Reproduce exactly the opening lines of the listing, stopping after the line that contains "import pandas as pd" and including it.

Dataset section:

------

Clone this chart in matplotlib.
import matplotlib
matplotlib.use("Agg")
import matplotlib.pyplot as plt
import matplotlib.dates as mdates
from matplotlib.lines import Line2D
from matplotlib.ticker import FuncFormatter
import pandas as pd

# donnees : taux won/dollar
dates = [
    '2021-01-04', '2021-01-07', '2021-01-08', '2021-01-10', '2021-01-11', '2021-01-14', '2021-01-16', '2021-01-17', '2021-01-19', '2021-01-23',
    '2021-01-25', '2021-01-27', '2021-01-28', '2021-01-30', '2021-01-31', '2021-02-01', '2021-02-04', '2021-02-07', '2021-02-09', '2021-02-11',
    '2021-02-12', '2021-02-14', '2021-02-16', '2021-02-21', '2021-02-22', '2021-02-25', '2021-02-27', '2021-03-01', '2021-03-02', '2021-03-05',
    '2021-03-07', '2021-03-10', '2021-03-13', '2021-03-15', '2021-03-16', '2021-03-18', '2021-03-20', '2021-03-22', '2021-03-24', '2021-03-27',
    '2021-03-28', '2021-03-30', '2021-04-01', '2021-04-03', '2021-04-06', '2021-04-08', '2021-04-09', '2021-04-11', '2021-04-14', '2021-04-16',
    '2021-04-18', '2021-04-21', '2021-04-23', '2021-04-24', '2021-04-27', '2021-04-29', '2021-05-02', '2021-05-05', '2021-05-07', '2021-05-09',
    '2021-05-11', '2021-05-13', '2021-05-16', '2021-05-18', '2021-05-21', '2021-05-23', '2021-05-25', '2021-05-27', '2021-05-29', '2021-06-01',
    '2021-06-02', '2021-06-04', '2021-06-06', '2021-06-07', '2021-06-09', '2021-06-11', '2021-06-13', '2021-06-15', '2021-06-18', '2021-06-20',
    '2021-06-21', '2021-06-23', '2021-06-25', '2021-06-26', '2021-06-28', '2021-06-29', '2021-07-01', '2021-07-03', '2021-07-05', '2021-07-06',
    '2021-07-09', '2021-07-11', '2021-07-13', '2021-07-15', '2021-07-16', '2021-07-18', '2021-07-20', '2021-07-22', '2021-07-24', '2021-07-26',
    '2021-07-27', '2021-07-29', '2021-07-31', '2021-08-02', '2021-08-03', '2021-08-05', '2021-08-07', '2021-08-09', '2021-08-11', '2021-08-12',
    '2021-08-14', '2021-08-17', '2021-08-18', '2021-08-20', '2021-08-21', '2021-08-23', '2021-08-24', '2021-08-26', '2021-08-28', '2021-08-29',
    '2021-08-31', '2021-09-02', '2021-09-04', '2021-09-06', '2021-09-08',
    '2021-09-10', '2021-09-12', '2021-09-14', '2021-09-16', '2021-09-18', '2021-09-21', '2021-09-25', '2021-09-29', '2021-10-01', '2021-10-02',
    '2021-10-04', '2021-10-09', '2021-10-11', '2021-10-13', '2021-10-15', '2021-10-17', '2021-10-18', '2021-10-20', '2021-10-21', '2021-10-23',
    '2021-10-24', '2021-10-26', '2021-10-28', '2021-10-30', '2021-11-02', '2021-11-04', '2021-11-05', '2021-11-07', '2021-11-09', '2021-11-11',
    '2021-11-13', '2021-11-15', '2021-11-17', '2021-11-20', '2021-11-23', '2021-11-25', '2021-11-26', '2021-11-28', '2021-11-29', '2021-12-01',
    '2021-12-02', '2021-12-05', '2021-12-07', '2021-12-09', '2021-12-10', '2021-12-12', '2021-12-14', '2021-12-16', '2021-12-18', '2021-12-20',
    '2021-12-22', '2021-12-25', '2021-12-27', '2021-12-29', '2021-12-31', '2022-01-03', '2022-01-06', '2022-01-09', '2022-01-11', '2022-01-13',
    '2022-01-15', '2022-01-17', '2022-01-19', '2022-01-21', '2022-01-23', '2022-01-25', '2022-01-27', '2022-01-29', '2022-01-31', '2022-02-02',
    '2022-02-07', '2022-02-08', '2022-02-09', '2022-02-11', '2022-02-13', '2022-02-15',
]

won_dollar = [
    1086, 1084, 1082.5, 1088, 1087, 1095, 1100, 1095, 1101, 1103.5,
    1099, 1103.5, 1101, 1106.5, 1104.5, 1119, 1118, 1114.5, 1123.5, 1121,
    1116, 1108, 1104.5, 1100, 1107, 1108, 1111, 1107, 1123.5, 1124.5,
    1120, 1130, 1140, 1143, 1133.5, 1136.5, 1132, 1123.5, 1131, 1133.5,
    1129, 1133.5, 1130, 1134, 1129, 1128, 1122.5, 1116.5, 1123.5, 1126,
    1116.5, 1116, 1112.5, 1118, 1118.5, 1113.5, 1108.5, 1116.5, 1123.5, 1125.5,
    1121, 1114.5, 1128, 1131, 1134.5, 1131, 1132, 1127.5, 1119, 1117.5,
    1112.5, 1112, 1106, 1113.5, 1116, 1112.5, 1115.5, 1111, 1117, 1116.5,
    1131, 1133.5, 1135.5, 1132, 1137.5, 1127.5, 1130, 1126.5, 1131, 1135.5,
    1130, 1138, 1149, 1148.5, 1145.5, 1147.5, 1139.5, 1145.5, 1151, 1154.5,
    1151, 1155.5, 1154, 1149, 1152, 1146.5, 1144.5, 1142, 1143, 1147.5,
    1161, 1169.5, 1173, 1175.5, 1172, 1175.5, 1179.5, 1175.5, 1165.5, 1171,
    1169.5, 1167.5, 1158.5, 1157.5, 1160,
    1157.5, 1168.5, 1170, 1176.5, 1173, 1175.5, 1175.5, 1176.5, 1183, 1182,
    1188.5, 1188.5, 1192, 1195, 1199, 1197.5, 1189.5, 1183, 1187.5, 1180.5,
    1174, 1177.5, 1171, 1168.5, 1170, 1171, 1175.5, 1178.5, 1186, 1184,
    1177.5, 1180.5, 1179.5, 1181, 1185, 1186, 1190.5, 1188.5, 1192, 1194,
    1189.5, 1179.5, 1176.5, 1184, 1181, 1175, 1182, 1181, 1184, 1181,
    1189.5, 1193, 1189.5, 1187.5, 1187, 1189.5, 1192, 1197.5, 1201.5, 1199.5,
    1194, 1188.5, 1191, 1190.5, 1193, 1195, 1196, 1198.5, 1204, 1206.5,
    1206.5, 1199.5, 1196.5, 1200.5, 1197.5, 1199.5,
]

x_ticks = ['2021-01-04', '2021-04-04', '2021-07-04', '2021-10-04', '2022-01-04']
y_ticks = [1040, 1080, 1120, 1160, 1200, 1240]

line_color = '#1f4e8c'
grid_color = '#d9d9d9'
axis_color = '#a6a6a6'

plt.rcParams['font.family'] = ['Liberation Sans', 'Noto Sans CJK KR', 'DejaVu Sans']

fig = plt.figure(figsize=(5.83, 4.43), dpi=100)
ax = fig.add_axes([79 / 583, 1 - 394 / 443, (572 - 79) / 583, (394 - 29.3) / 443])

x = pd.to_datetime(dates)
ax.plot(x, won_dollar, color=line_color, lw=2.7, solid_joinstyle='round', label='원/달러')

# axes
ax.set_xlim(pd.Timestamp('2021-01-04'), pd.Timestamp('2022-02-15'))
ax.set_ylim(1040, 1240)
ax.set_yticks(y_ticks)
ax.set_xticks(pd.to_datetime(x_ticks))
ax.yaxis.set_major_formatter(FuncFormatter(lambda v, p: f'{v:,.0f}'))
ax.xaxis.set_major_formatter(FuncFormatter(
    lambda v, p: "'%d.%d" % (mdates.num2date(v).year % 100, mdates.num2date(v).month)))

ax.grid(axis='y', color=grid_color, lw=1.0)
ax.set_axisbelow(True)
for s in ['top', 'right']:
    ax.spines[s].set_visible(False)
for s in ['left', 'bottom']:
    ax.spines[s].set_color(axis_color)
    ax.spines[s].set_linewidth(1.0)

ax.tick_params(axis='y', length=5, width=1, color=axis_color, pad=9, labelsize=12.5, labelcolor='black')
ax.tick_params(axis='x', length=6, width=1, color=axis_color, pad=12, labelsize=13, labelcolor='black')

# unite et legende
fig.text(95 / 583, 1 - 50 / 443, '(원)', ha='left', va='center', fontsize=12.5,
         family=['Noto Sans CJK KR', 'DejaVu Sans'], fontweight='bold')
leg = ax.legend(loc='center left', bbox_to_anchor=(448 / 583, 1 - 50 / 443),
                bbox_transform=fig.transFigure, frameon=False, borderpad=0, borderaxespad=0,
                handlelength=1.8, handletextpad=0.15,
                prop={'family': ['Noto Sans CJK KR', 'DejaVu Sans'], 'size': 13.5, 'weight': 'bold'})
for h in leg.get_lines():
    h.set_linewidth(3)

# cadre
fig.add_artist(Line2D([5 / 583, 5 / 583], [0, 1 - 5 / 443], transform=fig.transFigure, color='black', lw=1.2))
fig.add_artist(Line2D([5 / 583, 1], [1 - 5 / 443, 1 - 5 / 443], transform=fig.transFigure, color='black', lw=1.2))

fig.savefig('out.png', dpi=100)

------

Completed exercise:
Clone this chart in matplotlib.
import matplotlib
matplotlib.use("Agg")
import matplotlib.pyplot as plt
import matplotlib.dates as mdates
from matplotlib.lines import Line2D
from matplotlib.ticker import FuncFormatter
import pandas as pd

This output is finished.